If you find yourself up against a lackadaisical team, consider that maybe you might be the problem -- not them.
"While we often have a lot on our plates as entrepreneurs, it's our responsibility to ensure we're providing the support for our team and empowering them to feel motivated and fulfilled," says Zachary Burkes, director of business consultancy Predictable Profits. "If they're not, ask yourself, 'What have I done to empower my team? Can I do anything else to support them?'"
Tailor it to the team member.
"What motivates you might not work for another person, so motivation needs to come in different forms," says Jayna Cooke, CEO of event venue marketplace EVENTup.

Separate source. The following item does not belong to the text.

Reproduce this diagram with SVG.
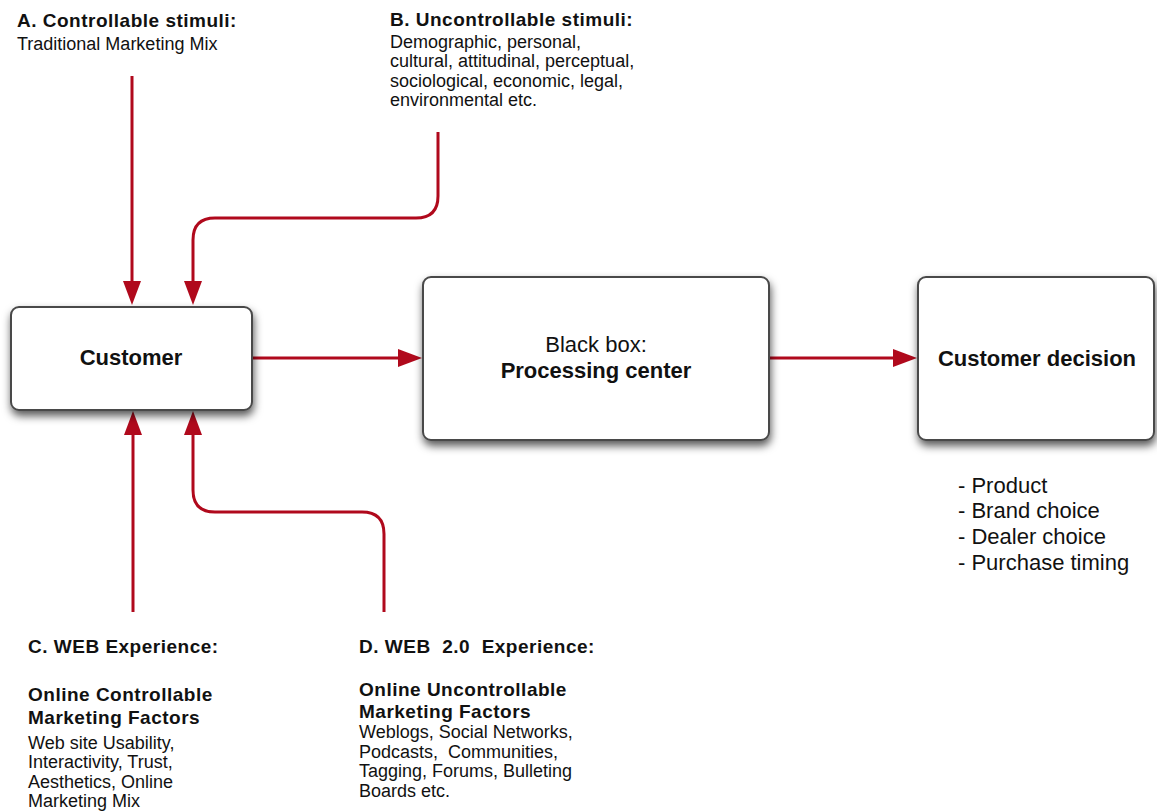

"For example, some team members are motivated by positive reinforcement, some by recognition in front of other team members and others by private recognition." Cooke suggests trying out many different ways to motivate your team in order to ensure you're reaching the broadest audience.
Set realistic goals -- and celebrate them.
By showing your appreciation for the work that went into hitting a major milestone, your team will come to expect the same sort of treatment for any hard work put in thereafter.
"Employees need to be rewarded when completing goals, and not just through an email or note. By making employees feel significant, you can motivate them in a very personal way," says Anthony Pezzotti, co-founder of online content provider Knowzo.
"Our developer recently finished a big project and was rewarded with a new iPhone and iPad. This not only motivated him to continue to succeed in our company, but showed all of our employees what happens when goals are met."
Make abstract goals more relatable.
Why would your team have any reason to get behind a concept or idea they don't fully understand?
Simon Berg, CEO of content marketing software platform Ceros, finds that making abstract goals more personal and relatable goes a long way toward boosting productivity: "If someone feels personal ownership for a set of goals, they own it and care about it. Instead of using carrots and sticks, we find that autonomy and mastery are much better incentives."
When in doubt, ask.
"Managers tend to experience situations differently than their teams," says Justin Blanchard, CMO and co-owner of cloud server business ServerMania. "I've often found my assumptions about why a team is unproductive are wide off the mark, because there are an infinite number of reasons a team may fail to fulfill its potential."
Rather than guess at a solution, Blanchard recommends asking them what they need to get back to peak productivity. "You may be surprised," he says, "and the act of asking will communicate that you value the team's input."